4. Çocuğun Malvarlığının Korunması İçin Öneriler
Çocuğun malvarlığının korunması ve bu malların çocuğun yararına kullanılması için aşağıdaki hususlara dikkat edilmelidir:
- Mali Denetim: Çocuğun malvarlığının yönetimi bağımsız bir denetime tabi tutulmalıdır.
- Vasiyetname ve Hukuki Koruma: Çocuğun malvarlığı üzerindeki tasarruflar hukuk çerçevesinde şekillendirilmelidir.
- Ebeveynlerin Bilinçlendirilmesi: Ebeveynlerin çocuğun malvarlığını nasıl yönetecekleri konusunda hukuki bilgi sahibi olmaları sağlanmalıdır.

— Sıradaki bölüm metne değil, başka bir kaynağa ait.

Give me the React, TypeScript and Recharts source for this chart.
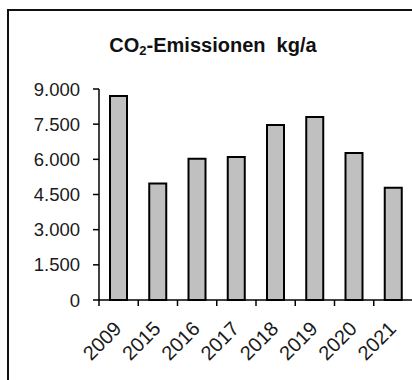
import React from 'react';
import { BarChart, Bar, XAxis, YAxis } from 'recharts';

const years = ['2009', '2015', '2016', '2017', '2018', '2019', '2020', '2021'];
const emissions = [8700, 4970, 6030, 6100, 7460, 7810, 6270, 4790];
const yTicks = [0, 1500, 3000, 4500, 6000, 7500, 9000];

const data = years.map((year, i) => ({ year, value: emissions[i] }));

const FONT = '"Liberation Sans", Arial, sans-serif';

// german thousands separator
const fmt = (v: number) => String(v).replace(/\B(?=(\d{3})+(?!\d))/g, '.');

const YearTick = (props: any) => {
  const { x, y, payload, index } = props;
  const off = payload.offset || 0;
  const ax = x + 4;
  const ay = y + 22;
  return (
    <g>
      <line x1={x - off} x2={x - off} y1={y - 8} y2={y - 2} stroke="#000" strokeWidth={1.5} />
      {index === years.length - 1 && (
        <line x1={x + off} x2={x + off} y1={y - 8} y2={y - 2} stroke="#000" strokeWidth={1.5} />
      )}
      <text
        x={ax}
        y={ay}
        textAnchor="end"
        transform={`rotate(-45, ${ax}, ${ay})`}
        fontSize={20}
        fontFamily={FONT}
        fill="#1a1a1a"
      >
        {payload.value}
      </text>
    </g>
  );
};

export default function App() {
  return (
    <div style={{ position: 'absolute', left: 0, top: 0, width: 412, height: 380, overflow: 'hidden', background: '#fff' }}>
      <div
        style={{
          position: 'absolute',
          left: 7,
          top: 9,
          width: 440,
          height: 420,
          border: '2px solid #111',
          boxSizing: 'border-box',
        }}
      />
      <div
        style={{
          position: 'absolute',
          left: 0,
          width: 426,
          top: 34,
          textAlign: 'center',
          fontFamily: FONT,
          fontWeight: 'bold',
          fontSize: 20,
          color: '#111',
          whiteSpace: 'pre',
        }}
      >
        CO<sub style={{ fontSize: 13, verticalAlign: -3 }}>2</sub>-Emissionen  kg/a
      </div>
      <div style={{ position: 'absolute', left: 0, top: 0 }}>
        <BarChart width={413} height={380} data={data} margin={{ top: 89, right: 0, left: 0, bottom: 0 }}>
          <XAxis
            dataKey="year"
            height={80}
            interval={0}
            axisLine={{ stroke: '#000', strokeWidth: 1.5 }}
            tickLine={false}
            tick={<YearTick />}
          />
          <YAxis
            width={99}
            domain={[0, 9000]}
            ticks={yTicks}
            interval={0}
            tickFormatter={fmt}
            axisLine={{ stroke: '#000', strokeWidth: 1.5 }}
            tickLine={{ stroke: '#000', strokeWidth: 1.5 }}
            tickSize={6}
            tickMargin={13}
            tick={{ fontSize: 18.5, fontFamily: FONT, fill: '#1a1a1a' }}
          />
          <Bar
            dataKey="value"
            fill="#c0c0c0"
            stroke="#000"
            strokeWidth={2}
            barSize={17}
            isAnimationActive={false}
          />
        </BarChart>
      </div>
    </div>
  );
}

- Hukuki Danışmanlık: Çocuğun malvarlığı ile ilgili kararlar alınırken uzman bir hukukçudan destek alınmalıdır.
Sonuç
TMK 356, çocuğun mali haklarını koruyarak, gerektiğinde bu malların onun iyiliği için kullanılmasını sağlayan önemli bir düzenlemeyi içermektedir. Ancak, çocuğun malvarlığının ebeveynler tarafından kötüye kullanılmasını önlemek amacıyla sıkı bir hukuki denetim mekanizması oluşturulmuştur.
Bu nedenle, çocuğun malvarlığına başvurulacaksa bunun yalnızca onun yararı gözetilerek yapılması gerekmektedir. Hâkimler, bu konuda takdir yetkilerini çocuğun menfaatlerini ön planda tutarak kullanmalı ve hukuka aykırı harcamaların önüne geçmelidir. Ebeveynlerin mali sorumluluklarını yerine getirmesi, çocuğun ekonomik güvencesinin korunmasında en temel unsurdur.
Bu konu hakkında detaylı bilgi almak ve bireysel duruma uygun hukuki yönlendirme yapmak için bir hukuk uzmanından profesyonel destek alınması önerilmektedir.